Indicate only the number of lines in the listing below in which the word "page" appears.

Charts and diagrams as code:
▼

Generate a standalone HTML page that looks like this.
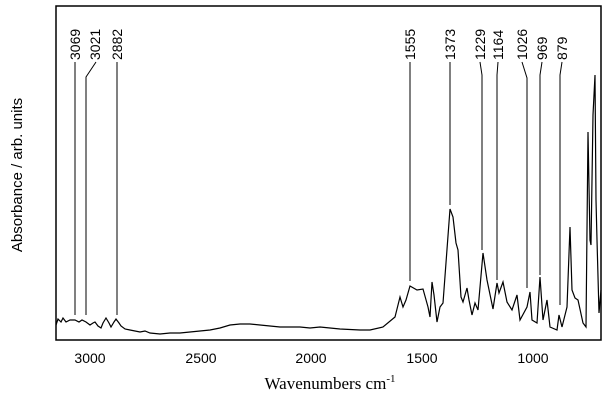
<!DOCTYPE html>
<html><head><style>body{margin:0;background:#fff}svg{display:block}</style></head><body>
<svg width="608" height="408" xmlns="http://www.w3.org/2000/svg">
<rect x="56" y="6" width="545" height="334" fill="none" stroke="#000" stroke-width="1.5"/>
<g font-family="Liberation Sans, sans-serif" font-size="14" text-anchor="middle" fill="#000">
<text x="90" y="363">3000</text><text x="201" y="363">2500</text><text x="311" y="363">2000</text><text x="422" y="363">1500</text><text x="533" y="363">1000</text>
</g>
<text x="330" y="389" font-family="Liberation Serif, serif" font-size="17" text-anchor="middle">Wavenumbers cm<tspan font-size="11" dy="-7">-1</tspan></text>
<text transform="translate(22,175) rotate(-90)" font-family="Liberation Sans, sans-serif" font-size="15" text-anchor="middle">Absorbance / arb. units</text>
<g font-family="Liberation Sans, sans-serif" font-size="14" fill="#000">
<text transform="translate(80,60) rotate(-90)">3069</text>
<text transform="translate(100,60) rotate(-90)">3021</text>
<text transform="translate(122,60) rotate(-90)">2882</text>
<text transform="translate(415,60) rotate(-90)">1555</text>
<text transform="translate(455,60) rotate(-90)">1373</text>
<text transform="translate(485,60) rotate(-90)">1229</text>
<text transform="translate(503,60) rotate(-90)">1164</text>
<text transform="translate(527,60) rotate(-90)">1026</text>
<text transform="translate(547,60) rotate(-90)">969</text>
<text transform="translate(567,60) rotate(-90)">879</text>
</g>
<g fill="none" stroke="#000" stroke-width="1">
<polyline points="75,62 75,315"/>
<polyline points="96,62 86,77 86,315"/>
<polyline points="117,62 117,315"/>
<polyline points="410,62 410,281"/>
<polyline points="450,62 450,205"/>
<polyline points="480,62 482,75 482,250"/>
<polyline points="498,62 497,75 497,280"/>
<polyline points="522,62 527,78 527,288"/>
<polyline points="542,62 540,75 540,275"/>
<polyline points="562,62 560,75 560,305"/>
<polyline stroke-width="1.2" points="56,325 58,319 61,322 63,318 66,322 70,320 75,320 79,322 82,320 86,322 90,325 93,323 95,322 98,326 101,328 103,323 106,318 109,323 111,327 114,322 116,319 119,323 121,326 125,329 130,330 140,332 145,331 150,333 160,334 170,333 180,333 190,332 200,331 210,330 220,328 230,325 240,324 250,324 260,325 270,326 280,327 290,327 300,327 310,328 320,327 330,328 340,329 360,330 370,330 383,327 395,317 400,297 403,307 406,300 410,286 417,290 423,289 428,307 430,317 432,282 434,295 437,322 440,307 443,303 450,209 453,217 456,243 458,250 461,297 463,302 467,288 469,300 472,315 475,303 478,310 483,253 487,280 493,309 497,283 499,293 503,282 507,302 512,310 517,295 520,320 527,307 530,292 532,320 537,323 540,277 543,320 547,300 550,327 557,330 559,315 562,327 567,307 570,227 572,290 575,298 578,300 583,323 586,327 588,132 590,240 591,245 593,115 595,75 596,200 597,240 599,313 601,290"/>
</g>
</svg>
</body></html>
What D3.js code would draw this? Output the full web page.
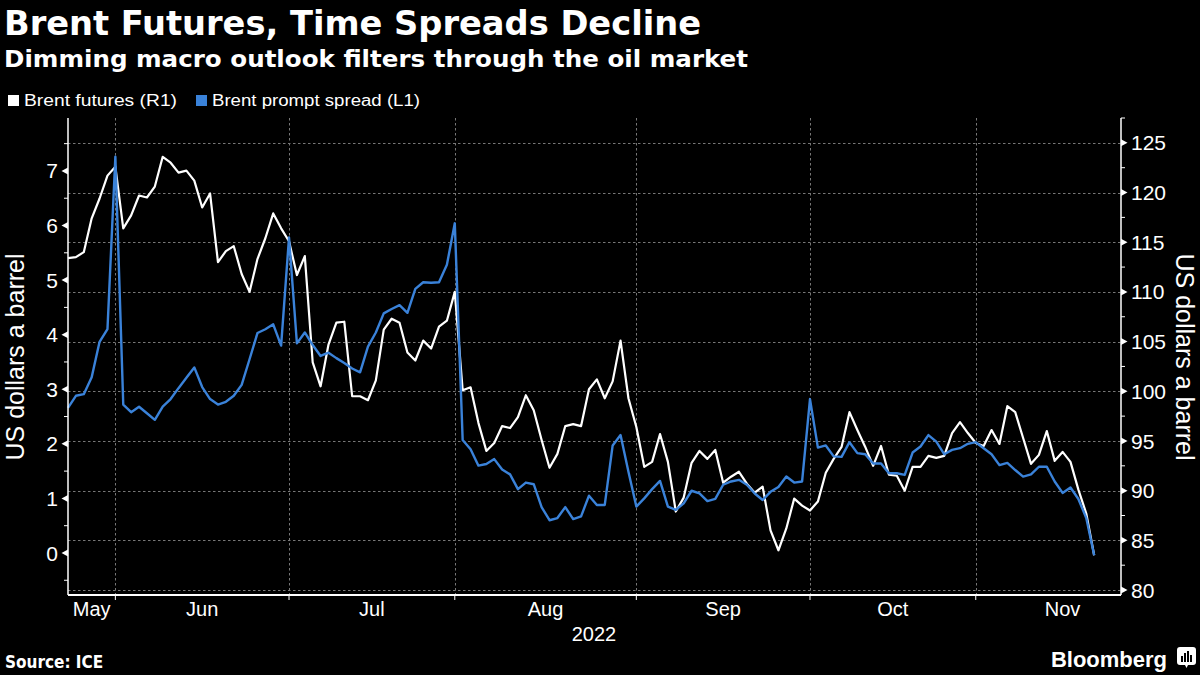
<!DOCTYPE html>
<html><head><meta charset="utf-8">
<script src="https://cdn.jsdelivr.net/npm/d3@7"></script>
<style>
body{margin:0;background:#000;}
svg{display:block;}
.cond{font-family:"DejaVu Sans Condensed","DejaVu Sans",sans-serif;font-stretch:condensed;}
.lib{font-family:"Liberation Sans Narrow","Liberation Sans",Arial,sans-serif;}
</style>
</head><body>
<svg id="chart" width="1200" height="675"></svg>
<script>
// ---------- DATA ----------
const firstDate = "2022-05-24";
const lastDate = "2022-11-22";
// Brent futures, front month (R1, USD/bbl), one value per trading day
const futures = [
113.4,113.5,114.0,117.4,119.4,121.7,122.6,116.4,117.7,119.7,
119.5,120.6,123.6,123.0,122.0,122.2,121.2,118.5,119.9,113.0,
114.1,114.6,111.8,110.0,113.3,115.4,117.9,116.4,115.1,111.7,
113.6,102.9,100.5,104.7,106.9,107.0,99.5,99.5,99.1,101.1,
106.2,107.3,106.9,103.9,103.1,105.1,104.3,106.5,107.1,110.0,
100.1,100.4,96.8,94.0,94.8,96.5,96.3,97.4,99.6,98.1,
95.1,92.3,93.7,96.5,96.7,96.5,100.2,101.2,99.3,101.0,
105.1,99.3,96.4,92.4,92.9,95.7,92.9,87.9,89.3,92.8,
94.0,93.2,94.1,90.8,91.4,91.9,90.7,89.8,90.4,86.0,
84.0,86.2,89.2,88.5,88.0,88.9,91.8,93.2,94.4,97.9,
96.1,94.4,92.5,94.5,91.6,91.5,90.0,92.4,92.4,93.5,
93.3,93.5,95.8,96.9,95.8,94.8,94.5,96.1,94.7,98.5,
97.9,95.3,92.7,93.6,96.0,93.0,93.9,92.9,90.1,87.7,
83.5];
// Brent prompt spread (L1, USD/bbl)
const spread = [
2.66,2.88,2.91,3.22,3.87,4.10,7.26,2.72,2.58,2.68,
2.56,2.44,2.68,2.82,3.02,3.21,3.40,3.04,2.82,2.72,
2.77,2.88,3.08,3.55,4.03,4.10,4.19,3.80,5.78,3.84,
4.04,3.81,3.61,3.67,3.57,3.48,3.38,3.31,3.78,4.04,
4.39,4.47,4.54,4.40,4.84,4.96,4.95,4.96,5.28,6.04,
2.07,1.90,1.60,1.63,1.72,1.53,1.44,1.17,1.29,1.26,
0.84,0.60,0.64,0.84,0.62,0.67,1.05,0.88,0.88,1.97,
2.16,1.49,0.85,1.00,1.17,1.32,0.85,0.79,0.91,1.14,
1.09,0.95,0.99,1.25,1.31,1.34,1.25,1.09,0.97,1.12,
1.21,1.40,1.29,1.31,2.82,1.93,1.97,1.77,1.76,2.03,
1.83,1.81,1.64,1.64,1.46,1.46,1.43,1.84,1.95,2.16,
2.04,1.81,1.89,1.92,2.00,2.03,1.92,1.81,1.61,1.65,
1.52,1.40,1.44,1.58,1.58,1.31,1.10,1.20,0.99,0.64,
-0.04];
const monthLabels = ["May","Jun","Jul","Aug","Sep","Oct","Nov"];
const yearLabel = "2022";
const leftTicks = [0,1,2,3,4,5,6,7];
const rightTicks = [80,85,90,95,100,105,110,115,120,125];
const seriesNames = ["Brent futures (R1)","Brent prompt spread (L1)"];
const seriesColors = ["#ffffff","#3a82d9"];

// ---------- LAYOUT ----------
const L = 68, R = 1121, T = 118, B = 595;
const svg = d3.select("#chart");
svg.append("rect").attr("width",1200).attr("height",675).attr("fill","#000");

const parse = d3.timeParse("%Y-%m-%d");
const isWeekday = d => d.getDay() !== 0 && d.getDay() !== 6;
const dates = d3.timeDay.range(parse(firstDate), d3.timeDay.offset(parse(lastDate),1)).filter(isWeekday);
// extended trading calendar used only to place month boundaries/labels
const cal = d3.timeDay.range(parse("2022-05-01"), parse("2022-12-15")).filter(isWeekday);
const offset = cal.findIndex(d => +d === +dates[0]);
const idxOf = d => cal.findIndex(c => +c === +d) - offset;

const x = d3.scaleLinear().domain([0, dates.length - 1 + 3.4]).range([L, R]);
const yL = d3.scaleLinear().domain([-0.77, 7.97]).range([B, T]);
const yR = d3.scaleLinear().domain([79.5, 127.5]).range([B, T]);

// month starts (first trading day of each month), May .. Dec
const months = d3.timeMonth.range(parse("2022-05-01"), parse("2022-12-02"));
const monthFirstIdx = months.map(m => idxOf(cal.find(c => c >= m)));

// ---------- GRID ----------
const grid = svg.append("g").attr("stroke","#777").attr("stroke-width",1).attr("stroke-dasharray","2.5,2.5");
grid.selectAll("line.h").data(rightTicks).join("line")
  .attr("x1",L).attr("x2",R).attr("y1",d=>Math.round(yR(d))+0.5).attr("y2",d=>Math.round(yR(d))+0.5);
grid.selectAll("line.v").data(monthFirstIdx.slice(1, 7)).join("line")
  .attr("y1",T).attr("y2",B).attr("x1",d=>Math.round(x(d))+0.5).attr("x2",d=>Math.round(x(d))+0.5);

// ---------- LINES ----------
const lineF = d3.line().x((d,i)=>x(i)).y(d=>yR(d));
const lineS = d3.line().x((d,i)=>x(i)).y(d=>yL(d));
svg.append("path").datum(futures).attr("d",lineF).attr("fill","none")
  .attr("stroke",seriesColors[0]).attr("stroke-width",2.2).attr("stroke-linejoin","round");
svg.append("path").datum(spread).attr("d",lineS).attr("fill","none")
  .attr("stroke",seriesColors[1]).attr("stroke-width",2.4).attr("stroke-linejoin","round");

// ---------- AXES ----------
const ax = svg.append("g").attr("stroke","#fff").attr("fill","none");
ax.append("line").attr("x1",L).attr("x2",L).attr("y1",T).attr("y2",B).attr("stroke-width",1.5);
ax.append("line").attr("x1",R).attr("x2",R).attr("y1",T).attr("y2",B).attr("stroke-width",1.5);
ax.append("line").attr("x1",L).attr("x2",R).attr("y1",B).attr("y2",B).attr("stroke-width",2);

// left ticks: triangles for majors, small lines for halves
svg.append("g").selectAll("path").data(leftTicks).join("path")
  .attr("d",d=>{const y=yL(d);return `M${L},${y-3.5}L${L-6.5},${y}L${L},${y+3.5}Z`;})
  .attr("fill","#fff");
const leftMinor = d3.range(-0.5, 8, 1);
svg.append("g").selectAll("line").data(leftMinor).join("line")
  .attr("x1",L-4).attr("x2",L).attr("y1",d=>yL(d)).attr("y2",d=>yL(d)).attr("stroke","#fff").attr("stroke-width",1);
svg.append("g").attr("class","lib").selectAll("text").data(leftTicks).join("text")
  .attr("x",L-10).attr("y",d=>yL(d)).attr("dy","0.36em").attr("text-anchor","end")
  .attr("fill","#fff").attr("font-size",21).text(d=>d);

// right ticks
svg.append("g").selectAll("path").data(rightTicks).join("path")
  .attr("d",d=>{const y=yR(d);return `M${R},${y-3.5}L${R+6.5},${y}L${R},${y+3.5}Z`;})
  .attr("fill","#fff");
const rightMinor = d3.range(82.5, 128, 5);
svg.append("g").selectAll("line").data(rightMinor).join("line")
  .attr("x1",R).attr("x2",R+4).attr("y1",d=>yR(d)).attr("y2",d=>yR(d)).attr("stroke","#fff").attr("stroke-width",1);
svg.append("g").attr("class","lib").selectAll("text").data(rightTicks).join("text")
  .attr("x",R+10).attr("y",d=>yR(d)).attr("dy","0.36em").attr("text-anchor","start")
  .attr("fill","#fff").attr("font-size",21).text(d=>d);

// x month ticks and labels
svg.append("g").selectAll("line").data(monthFirstIdx.slice(1,7)).join("line")
  .attr("x1",d=>x(d)).attr("x2",d=>x(d)).attr("y1",B).attr("y2",B+5).attr("stroke","#fff").attr("stroke-width",1);
const labelPos = monthLabels.map((m,i)=>{
  const a = Math.max(monthFirstIdx[i], 0), b = monthFirstIdx[i+1];
  return (a+b)/2;
});
svg.append("g").attr("class","lib").selectAll("text").data(monthLabels).join("text")
  .attr("x",(d,i)=>x(labelPos[i])).attr("y",616).attr("text-anchor","middle")
  .attr("fill","#fff").attr("font-size",20).text(d=>d);
svg.append("text").attr("class","lib").attr("x",(L+R)/2+0.5*(R-L)*0.0+ (594-(L+R)/2)).attr("y",641).attr("text-anchor","middle")
  .attr("fill","#fff").attr("font-size",20).text(yearLabel);

// axis titles
svg.append("text").attr("class","lib").attr("transform","translate(24,357) rotate(-90)")
  .attr("text-anchor","middle").attr("fill","#fff").attr("font-size",25).text("US dollars a barrel");
svg.append("text").attr("class","lib").attr("transform","translate(1176,357) rotate(90)")
  .attr("text-anchor","middle").attr("fill","#fff").attr("font-size",25).text("US dollars a barrel");

// ---------- TITLES ----------
svg.append("text").attr("class","cond").attr("x",4).attr("y",35).attr("fill","#fff")
  .attr("font-size",33).attr("font-weight","bold").attr("textLength",697).attr("lengthAdjust","spacingAndGlyphs")
  .text("Brent Futures, Time Spreads Decline");
svg.append("text").attr("class","cond").attr("x",4).attr("y",67).attr("fill","#fff")
  .attr("font-size",23).attr("font-weight","bold").attr("textLength",744).attr("lengthAdjust","spacingAndGlyphs")
  .text("Dimming macro outlook filters through the oil market");

// ---------- LEGEND ----------
const lg = svg.append("g");
const legX = [8, 196], legW = [153, 208];
seriesNames.forEach((n,i)=>{
  lg.append("rect").attr("x",legX[i]).attr("y",95).attr("width",11).attr("height",11).attr("fill",seriesColors[i]);
  lg.append("text").attr("class","lib").attr("x",legX[i]+16).attr("y",106).attr("fill","#fff")
    .attr("font-size",16).attr("textLength",legW[i]).attr("lengthAdjust","spacingAndGlyphs").text(n);
});

// ---------- FOOTER ----------
svg.append("text").attr("class","cond").attr("x",5).attr("y",668).attr("fill","#fff")
  .attr("font-size",17).attr("font-weight","bold").text("Source: ICE");
svg.append("text").attr("class","lib").attr("x",1167).attr("y",667).attr("text-anchor","end").attr("fill","#fff")
  .attr("font-size",22).attr("font-weight","bold").text("Bloomberg");
const logo = svg.append("g").attr("transform","translate(1177,647)");
logo.append("path").attr("d","M3,0H16Q19,0 19,3V15Q19,18 16,18H11L9.5,21L8,18H3Q0,18 0,15V3Q0,0 3,0Z").attr("fill","#fff");
[[4,9,2,6],[7,6,2,9],[10,4,2,11],[13,8,2,7]].forEach(b=>{
  logo.append("rect").attr("x",b[0]).attr("y",b[1]).attr("width",b[2]).attr("height",b[3]).attr("fill","#000");
});
</script>
</body></html>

▲

The solution:
2